The extreme mindless violence Max survived in the war in North Africa was partly responsible for his determination to do something constructive and lasting should he ever get safely home.  Thus came Grange. When the horrible management ladies in Sydney ordered that he cease its production, there was no more chance of Max  obeying than there was of Serge missing a vintage.

Apart from their shared predilection for impeccable suits and contrasting shards of thirsty wit and mischief, both men had a passion for red wines of extreme longevity and deep, comforting soulfulness, regardless of the fashionable fads and whims of their day.

Only a very lucky few will remember wines like Max’s Penfolds Bin 426 Shiraz Ouillade 1969, which was that ingenious winemaker blending a red designed to be a touch more approachable in its youth than the mighty Grange, which was built to go 30 years or more. That 426 was no Beaujolais, but it was a perfectly soft and soulful balm from its release through a decade or two, given the cork.

The softness, the bit Max called “mother wine”, was the red grape Ouillade, otherwise known as Cinsault or Blue Imperial. Like its north-western Mediterranean kin, Carignan, this grew a lot around the Barossa until the wine industry idiots of the day – you know who you are – conspired to have those priceless old bush vines destroyed during the Labor government’s triumph of heritage terrorism, the mid-’80s Vine Pull Scheme.

With the advent of consumer fascination in red blends after the south of France and Spain styles, we see frontrunning vignerons sensibly planting both these varieties today. In suitably modest volumes.

Which makes perfect sense. We have the best Mediterranean climate on Earth, but it’ll take the new pioneers some time to work out all this very old stuff.

Serge came from a French line of Crusaders. He joked about “coming to Lebanon 1000 years ago”, and while I never visited him in Beirut, I have heard many accounts from those few who did of his determination never to acknowledge the thump of heavy weaponry.

Especially during coffee, arak, chocolate or wine.

I shall never forget him suggesting with a quiet, Max-like giggle that the punks and bohemians in The Exeter Hotel were more scary than his hometown. He sat through that, too. We had fun.

The principal Château Musar red is a blend of Cabernet sauvignon, Cinsault and Carignan. Bits of Grenache and Mourvèdre (aka Monastrelle and Mataro) sometimes find their way in; the percentages are never revealed. Like much of Max’s red, the wine is fermented in thick waxed concrete fermenters. Once dry, the wine goes into French oak for a year before blending and being returned to old seasoned oak for maturation. The wine quietly enters the market around four years after bottling. It will bloom over decades of cool cellaring.

The last time I drank Serge’s wine was at my birthday last year. You can read my reviews here – I put them up with a red blend made by John Gilbert, another winemaker who shares an innate understanding of the “mother wine” soulfulness both Serge and Max engaged in all their winemaking.
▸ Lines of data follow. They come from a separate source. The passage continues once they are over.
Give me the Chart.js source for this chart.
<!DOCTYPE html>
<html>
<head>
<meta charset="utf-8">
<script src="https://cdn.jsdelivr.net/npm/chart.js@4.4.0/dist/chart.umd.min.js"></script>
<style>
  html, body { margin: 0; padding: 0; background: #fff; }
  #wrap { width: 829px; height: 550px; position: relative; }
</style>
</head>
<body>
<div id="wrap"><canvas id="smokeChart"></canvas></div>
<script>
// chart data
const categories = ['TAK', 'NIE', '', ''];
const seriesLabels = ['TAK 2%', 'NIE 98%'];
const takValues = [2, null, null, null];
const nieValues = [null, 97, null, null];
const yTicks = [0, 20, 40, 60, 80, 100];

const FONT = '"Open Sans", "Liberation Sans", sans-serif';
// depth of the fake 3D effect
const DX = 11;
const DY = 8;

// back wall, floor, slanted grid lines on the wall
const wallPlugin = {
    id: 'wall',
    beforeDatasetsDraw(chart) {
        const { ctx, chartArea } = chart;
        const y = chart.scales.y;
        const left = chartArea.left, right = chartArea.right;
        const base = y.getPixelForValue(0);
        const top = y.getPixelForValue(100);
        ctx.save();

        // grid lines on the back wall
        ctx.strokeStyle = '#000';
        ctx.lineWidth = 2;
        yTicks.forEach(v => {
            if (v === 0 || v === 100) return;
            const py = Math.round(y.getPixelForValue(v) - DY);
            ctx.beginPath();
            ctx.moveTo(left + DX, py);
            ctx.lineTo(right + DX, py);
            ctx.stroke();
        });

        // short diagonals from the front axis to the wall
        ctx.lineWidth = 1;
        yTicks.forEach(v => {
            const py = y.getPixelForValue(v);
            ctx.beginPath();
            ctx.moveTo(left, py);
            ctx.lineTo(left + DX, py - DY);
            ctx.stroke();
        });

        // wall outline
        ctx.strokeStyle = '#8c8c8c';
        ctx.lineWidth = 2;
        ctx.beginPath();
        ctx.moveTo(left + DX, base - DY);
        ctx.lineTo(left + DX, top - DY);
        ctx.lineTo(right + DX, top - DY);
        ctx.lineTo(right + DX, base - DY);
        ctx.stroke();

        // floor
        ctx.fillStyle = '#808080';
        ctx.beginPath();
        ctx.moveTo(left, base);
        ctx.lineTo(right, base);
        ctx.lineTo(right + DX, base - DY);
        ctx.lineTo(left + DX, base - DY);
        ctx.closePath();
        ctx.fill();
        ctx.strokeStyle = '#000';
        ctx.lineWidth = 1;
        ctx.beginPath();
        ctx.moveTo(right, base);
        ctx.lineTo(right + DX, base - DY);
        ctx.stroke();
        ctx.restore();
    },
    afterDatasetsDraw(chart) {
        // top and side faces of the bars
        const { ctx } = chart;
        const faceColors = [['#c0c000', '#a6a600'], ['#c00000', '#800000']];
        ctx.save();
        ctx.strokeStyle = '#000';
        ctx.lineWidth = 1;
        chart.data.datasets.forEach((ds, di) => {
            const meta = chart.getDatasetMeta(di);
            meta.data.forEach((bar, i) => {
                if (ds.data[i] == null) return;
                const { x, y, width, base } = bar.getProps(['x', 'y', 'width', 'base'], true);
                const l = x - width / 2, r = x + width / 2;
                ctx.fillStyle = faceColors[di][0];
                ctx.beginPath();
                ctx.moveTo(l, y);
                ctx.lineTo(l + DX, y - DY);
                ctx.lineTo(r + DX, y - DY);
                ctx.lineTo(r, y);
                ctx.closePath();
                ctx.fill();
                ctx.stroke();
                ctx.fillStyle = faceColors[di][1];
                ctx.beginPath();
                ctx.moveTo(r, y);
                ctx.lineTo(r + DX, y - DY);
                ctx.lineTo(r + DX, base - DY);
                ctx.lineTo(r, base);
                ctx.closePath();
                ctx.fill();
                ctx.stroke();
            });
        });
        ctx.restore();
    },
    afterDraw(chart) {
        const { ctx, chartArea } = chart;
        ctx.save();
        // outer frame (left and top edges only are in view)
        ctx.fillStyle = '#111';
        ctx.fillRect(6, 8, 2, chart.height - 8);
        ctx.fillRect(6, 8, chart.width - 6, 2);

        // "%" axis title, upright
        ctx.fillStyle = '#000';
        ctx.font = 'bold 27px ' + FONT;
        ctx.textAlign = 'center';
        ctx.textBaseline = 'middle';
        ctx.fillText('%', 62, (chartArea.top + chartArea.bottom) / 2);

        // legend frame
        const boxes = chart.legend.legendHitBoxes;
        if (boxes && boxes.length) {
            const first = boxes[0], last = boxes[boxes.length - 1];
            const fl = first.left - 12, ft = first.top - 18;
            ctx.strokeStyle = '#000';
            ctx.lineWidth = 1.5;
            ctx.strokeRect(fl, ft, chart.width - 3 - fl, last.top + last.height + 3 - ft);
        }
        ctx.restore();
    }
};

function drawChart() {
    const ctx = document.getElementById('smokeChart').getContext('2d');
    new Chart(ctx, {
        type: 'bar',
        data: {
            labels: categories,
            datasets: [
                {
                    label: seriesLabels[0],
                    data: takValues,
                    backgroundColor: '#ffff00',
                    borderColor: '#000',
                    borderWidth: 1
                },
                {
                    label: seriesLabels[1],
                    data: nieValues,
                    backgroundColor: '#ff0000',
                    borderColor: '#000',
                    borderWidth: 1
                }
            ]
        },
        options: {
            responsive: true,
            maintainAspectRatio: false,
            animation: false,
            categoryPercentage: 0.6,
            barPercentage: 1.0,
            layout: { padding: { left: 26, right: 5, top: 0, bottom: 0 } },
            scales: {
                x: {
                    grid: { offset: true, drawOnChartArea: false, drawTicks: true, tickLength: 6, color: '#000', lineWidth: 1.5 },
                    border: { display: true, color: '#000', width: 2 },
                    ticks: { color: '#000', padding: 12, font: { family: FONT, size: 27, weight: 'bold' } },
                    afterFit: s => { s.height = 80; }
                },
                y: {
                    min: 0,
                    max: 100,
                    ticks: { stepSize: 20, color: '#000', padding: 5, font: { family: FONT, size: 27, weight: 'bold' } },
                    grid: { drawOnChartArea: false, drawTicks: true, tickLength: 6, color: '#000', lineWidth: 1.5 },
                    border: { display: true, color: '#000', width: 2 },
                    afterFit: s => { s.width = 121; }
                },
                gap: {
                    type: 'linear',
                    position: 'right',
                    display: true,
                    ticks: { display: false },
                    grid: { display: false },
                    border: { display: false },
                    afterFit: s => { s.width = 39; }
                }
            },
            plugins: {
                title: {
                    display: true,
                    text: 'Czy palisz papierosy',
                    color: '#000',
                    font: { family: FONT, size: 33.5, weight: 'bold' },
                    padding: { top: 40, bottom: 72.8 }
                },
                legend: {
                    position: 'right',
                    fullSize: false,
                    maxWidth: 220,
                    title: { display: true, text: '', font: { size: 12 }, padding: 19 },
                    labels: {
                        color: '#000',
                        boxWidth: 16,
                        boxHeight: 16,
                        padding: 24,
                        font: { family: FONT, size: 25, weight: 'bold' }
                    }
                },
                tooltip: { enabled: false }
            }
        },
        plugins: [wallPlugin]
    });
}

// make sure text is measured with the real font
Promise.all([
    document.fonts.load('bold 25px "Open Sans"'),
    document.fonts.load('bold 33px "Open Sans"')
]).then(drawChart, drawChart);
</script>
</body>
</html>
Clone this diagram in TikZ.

I shall review some more of his By Jingo wines soon.

Anyway, on the holidays, when that rattle of death machinery came out of my twitter, the cross hairs of my yearning wound straight round toward Serge and his family.

To no avail. Belatedly celebrating his 75th birthday, which was back in November, Serge was with his family, enjoying a New Year’s diving expedition off Acapulco when he died in an accident.

Like Max: in the end, the horrible people never got him.

There are many winemakers currently rebelling against the bland sanitised industrial wines Australia pumps out in oceans. Max is long gone, but you can still taste the spirit of Serge. His sons Gaston (winemaking) and Marc (management) have been running the business for years, but Serge and his stylish, impish wit rise soothing from every glass.

You can buy Château Musar wines – two reds and white – through Negociants Australia. The top red is very much of the style that Penfolds made in Max’s day. The junior red is very modern towards the natural manner, the rich dry white verging on today’s fashionable orange.

Nothing new about that sort of retro stuff on the track from Cana to Baalbeck.